Republicans in Congress, seeing that this was not acceptable, that you don't allow insurrectionists back into the Union, framed an amendment that covered various aspects of Reconstruction. They chose the amendment process in part because that would circumvent the possibility of presidential veto. And they disqualified from holding office those Confederates who had, at one point, taken an oath of allegiance to the United States of America to support the Constitution.
So let's dig into some of the specific language here. At least one of the big questions before the Supreme Court this week will have to do with whether or not the 14th Amendment covers the office of the president. And you and your colleagues in this amicus brief are arguing that it does. Tell us why.
SIMPSON: Because the people at the time recognized that it covered the office of the presidency — including Jefferson Davis, the former Confederate president. He recognized that it covered that. So if we're looking for the original intent of the people who framed this important constitutional amendment, they all agreed that among the offices that they were covering was the office of the president of the United States. As did, by the way, the president at the time, Andrew Johnson, who would later gain some infamy as being the first president to be impeached.
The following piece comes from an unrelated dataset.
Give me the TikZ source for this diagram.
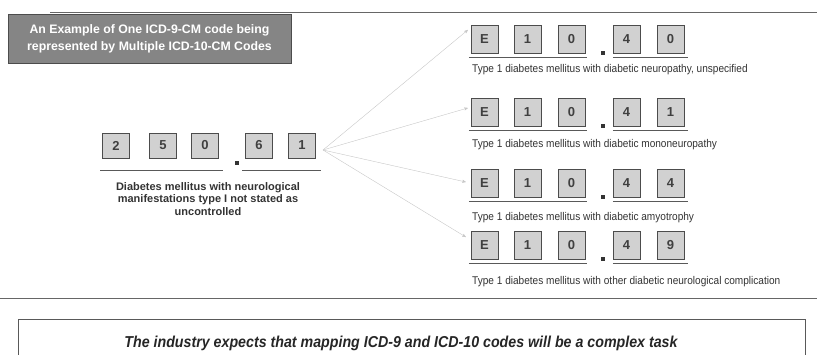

The language specifies many other office holders, people in the Senate, et cetera, but doesn't say specifically the president. But you actually, in this brief, cite the historic record — a debate that happened in Congress at the time, talking about this exact issue. Can you describe that for us?
SIMPSON: Well, someone, you know, referable Johnson of Maryland, started talking about, you know, "Who does this cover?" And Republicans said, "It includes the president." At that point, no one disagreed. The understanding was clear among those who were debating the clauses. Republicans then used the same sort of notion to exclude people from office as early as 1862 with the passage of the second Confiscation Act. So the people at the time understood that the presidency was covered under this constitutional amendment.
Let's talk a little bit about the other big question at hand, which is, is whether or not it would take an additional act of Congress to make this happen. You all are arguing here that it, it would not that this is included in the amendment for a specific reason. Tell us about that.
SIMPSON: People understood what an insurrectionist was at that time, and people in fact did not have to be tried for having committed insurrection. The 14th Amendment was what is called self-executing. And in fact, people even before the amendment was ratified in 1868 acted upon that notion, including the commander of the armies of the United States general-in-chief, Ulysses S. Grant, who in 1867 instructed subordinates that people who had sworn allegiance to the United States and to support the Constitution and then had joined the Confederacy were not eligible to hold office.